Brett Favre has been stuck on 19 touchdown passes for a month now, and he couldn't end the streak despite having one of his more prolific games of the season. Problem was Favre's gaudy numbers of 30-of-51 passing for 317 yards were offset by four interceptions. That makes nine miscues in the last four TD-less games and 28 for the season, one short of Lynn Dickey's franchise record, set in 1983.
Favre's questionable decision-making wasn't the primary culprit this time, rather shoddy blocking that had him under duress with little time to react on a number of plays. None was more critical than a toss into the flat intended for FB William Henderson that LB Lance Briggs easily intercepted and returned for a 10-yard touchdown in the third quarter to give Chicago breathing room with a 24-7 lead. The loss of C Mike Flanagan in the first half proved to be the undoing for the shuffled interior of the line. WR Donald Driver and RB Tony Fisher were an asset to Favre in fighting for extra yardage after a handful of catches.
RUSHING OFFENSE: D
The Packers discovered what running the football is like without, ahem, Samkon Gado. The rookie sensation missed his first game because of a torn knee ligament, and the lackluster results against the Bears' stout defense weren't surprising. Rookie Noah Herron, who didn't start but became the team's sixth featured back of the season, averaged only 2.4 yards on 14 carries, though he did score on a 1-yard plunge in the second quarter. Fisher was slightly better on his six carries, averaging 3.7 yards. WR Antonio Chatman had the longest gain on the ground with a 10-yard burst on an end-around.
PASS DEFENSE: D-plus
True, Green Bay's second-rated pass defense actually lowered its season average of 169.7 yards allowed per game by giving up only 166 to Rex Grossman on Sunday. However, Grossman, in his first start of an injury-marred season, was the difference-maker for the Bears' revitalized offense against a secondary that continues to be the Packers defense's weakest link. CB Al Harris, the Pro Bowl wannabe, was exploited for the second straight week. Grossman picked on Harris early and often, and succeeded with throws to Muhsin Muhammad and Bernard Berrian. The speedy Berrian made the biggest play of the game by blowing past CB Ahmad Carroll for a 54-yard pickup that led to a go-ahead touchdown late in the first half. In the next Chicago possession, it took LB Paris Lenon to show the defensive backs how a deep pass is to be properly covered, as he made an exceptional breakup on the run in downfield coverage of Muhammad. S Mark Roman had the only takeaway by the defense three plays later with an easy interception on a badly underthrown deep ball by Grossman.
RUSH DEFENSE: D
By spotting the Bears a double-digit lead in the third quarter, the Packers played right into the hands of the run-oriented Chicago offense. The Bears featured a heavy diet of Thomas Jones and Adrian Peterson in the final 30 minutes, during which the tandem combined for 94 yards on 24 carries. Jones finished with 105 yards and averaged 4.2 yards per pop, his second strong effort against the Packers' fading run defense in the past three weeks. DT Cullen Jenkins, though, did come to life to drop Jones for a 4-yard loss on a third-and-4 play at midfield to get the football back for the offense for a last-gasp drive to try to send the game to overtime.
SPECIAL TEAMS: B-minus
Too bad special teams coordinator John Bonamego didn't impress upon Chatman that every game this season should have been treated as if it were played on Christmas Day. Chatman fulfilled Bonamego's holiday wish of returning a punt return for a touchdown. However, the electric 85-yard dash into the end zone midway through the fourth quarter was a long time in the making for both Chatman and the underachieving special teams units. Allen Rossum had the team's last punt return for a touchdown four years ago.
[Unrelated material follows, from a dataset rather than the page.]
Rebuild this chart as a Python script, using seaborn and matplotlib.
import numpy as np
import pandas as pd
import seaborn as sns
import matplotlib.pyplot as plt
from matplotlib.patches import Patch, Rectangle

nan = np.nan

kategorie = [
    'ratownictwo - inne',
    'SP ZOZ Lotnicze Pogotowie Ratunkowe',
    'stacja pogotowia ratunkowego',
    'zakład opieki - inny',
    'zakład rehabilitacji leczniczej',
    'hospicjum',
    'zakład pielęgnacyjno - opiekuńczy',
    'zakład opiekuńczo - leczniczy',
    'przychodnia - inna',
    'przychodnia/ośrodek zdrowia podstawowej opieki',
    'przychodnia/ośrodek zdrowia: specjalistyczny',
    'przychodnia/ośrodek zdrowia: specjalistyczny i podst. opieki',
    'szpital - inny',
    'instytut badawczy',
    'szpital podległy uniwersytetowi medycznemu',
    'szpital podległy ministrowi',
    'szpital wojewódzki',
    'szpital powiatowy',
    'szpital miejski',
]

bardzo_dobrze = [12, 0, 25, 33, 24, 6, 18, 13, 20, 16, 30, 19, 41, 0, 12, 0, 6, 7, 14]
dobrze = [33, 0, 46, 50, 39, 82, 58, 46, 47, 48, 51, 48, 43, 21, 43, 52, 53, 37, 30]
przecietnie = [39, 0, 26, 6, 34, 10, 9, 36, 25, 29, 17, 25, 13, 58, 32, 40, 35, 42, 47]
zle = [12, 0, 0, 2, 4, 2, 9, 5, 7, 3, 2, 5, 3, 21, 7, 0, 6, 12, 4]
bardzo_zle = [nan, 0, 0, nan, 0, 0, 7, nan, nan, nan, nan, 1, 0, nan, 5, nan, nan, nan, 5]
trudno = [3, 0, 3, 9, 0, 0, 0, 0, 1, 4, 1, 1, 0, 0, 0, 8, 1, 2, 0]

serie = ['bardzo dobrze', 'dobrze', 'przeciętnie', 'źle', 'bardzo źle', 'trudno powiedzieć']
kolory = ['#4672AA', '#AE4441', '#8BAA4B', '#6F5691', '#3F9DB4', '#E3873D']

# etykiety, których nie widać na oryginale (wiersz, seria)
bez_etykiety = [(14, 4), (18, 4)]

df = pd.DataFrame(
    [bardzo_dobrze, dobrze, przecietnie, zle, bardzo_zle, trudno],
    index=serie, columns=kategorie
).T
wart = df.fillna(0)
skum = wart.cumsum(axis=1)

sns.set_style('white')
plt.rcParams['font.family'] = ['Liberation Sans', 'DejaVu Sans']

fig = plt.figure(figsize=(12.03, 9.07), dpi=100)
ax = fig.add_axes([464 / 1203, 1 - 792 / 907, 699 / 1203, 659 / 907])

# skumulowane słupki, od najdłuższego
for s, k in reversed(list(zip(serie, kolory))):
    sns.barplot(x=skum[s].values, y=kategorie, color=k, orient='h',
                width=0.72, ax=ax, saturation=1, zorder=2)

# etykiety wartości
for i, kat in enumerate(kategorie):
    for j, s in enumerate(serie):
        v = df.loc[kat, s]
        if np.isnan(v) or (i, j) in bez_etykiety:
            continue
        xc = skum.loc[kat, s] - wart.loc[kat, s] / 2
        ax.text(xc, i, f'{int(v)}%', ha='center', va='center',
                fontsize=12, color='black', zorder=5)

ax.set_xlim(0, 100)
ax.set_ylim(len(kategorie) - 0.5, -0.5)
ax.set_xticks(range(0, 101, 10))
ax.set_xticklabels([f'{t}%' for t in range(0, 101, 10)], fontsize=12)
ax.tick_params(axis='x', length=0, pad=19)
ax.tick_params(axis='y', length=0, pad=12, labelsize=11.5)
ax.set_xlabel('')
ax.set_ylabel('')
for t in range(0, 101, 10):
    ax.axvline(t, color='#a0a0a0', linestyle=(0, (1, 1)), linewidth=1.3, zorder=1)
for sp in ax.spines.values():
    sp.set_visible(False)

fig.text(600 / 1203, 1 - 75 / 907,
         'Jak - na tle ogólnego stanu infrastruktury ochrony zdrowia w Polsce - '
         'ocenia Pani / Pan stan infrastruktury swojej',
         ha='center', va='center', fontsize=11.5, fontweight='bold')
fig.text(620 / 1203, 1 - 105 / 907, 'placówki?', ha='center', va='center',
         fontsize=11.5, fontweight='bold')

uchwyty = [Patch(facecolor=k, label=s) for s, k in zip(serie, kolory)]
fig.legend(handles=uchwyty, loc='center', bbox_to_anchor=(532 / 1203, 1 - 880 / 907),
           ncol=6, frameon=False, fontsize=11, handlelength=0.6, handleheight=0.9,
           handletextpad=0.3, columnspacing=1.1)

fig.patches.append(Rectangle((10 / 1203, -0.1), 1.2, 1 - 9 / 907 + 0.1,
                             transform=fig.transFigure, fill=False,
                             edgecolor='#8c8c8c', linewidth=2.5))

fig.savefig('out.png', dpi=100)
Still to be sorted out is the inept kicking game, which featured two more missed field-goal attempts by Ryan Longwell, who wisely refrained from making new holder Ryan Flinn the scapegoat. Flinn didn't flinch in his NFL debut, averaging an acceptable 40 yards on three punts.
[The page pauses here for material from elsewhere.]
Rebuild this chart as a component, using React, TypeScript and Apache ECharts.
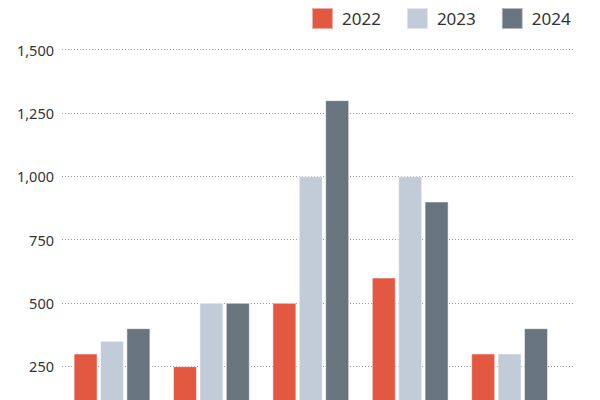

While there's no denying there was a decidedly spirited effort on the part of the players on the heels of their 48-3 meltdown at Baltimore six days earlier, a loss remains a loss. Some of the same silly mistakes that should have been rectified long before the final weeks of the season continued to haunt the Packers, particularly a number of drive-killing penalties and another batch of interceptions from Favre. Despite his contention that he was going to call a timeout at that moment anyway, coach Mike Sherman erred by challenging the spot of a second-quarter run by Herron, who clearly was tackled short of the goal line. Sure enough, Sherman lost another challenge later in the first half and left himself with none for the remainder of the game.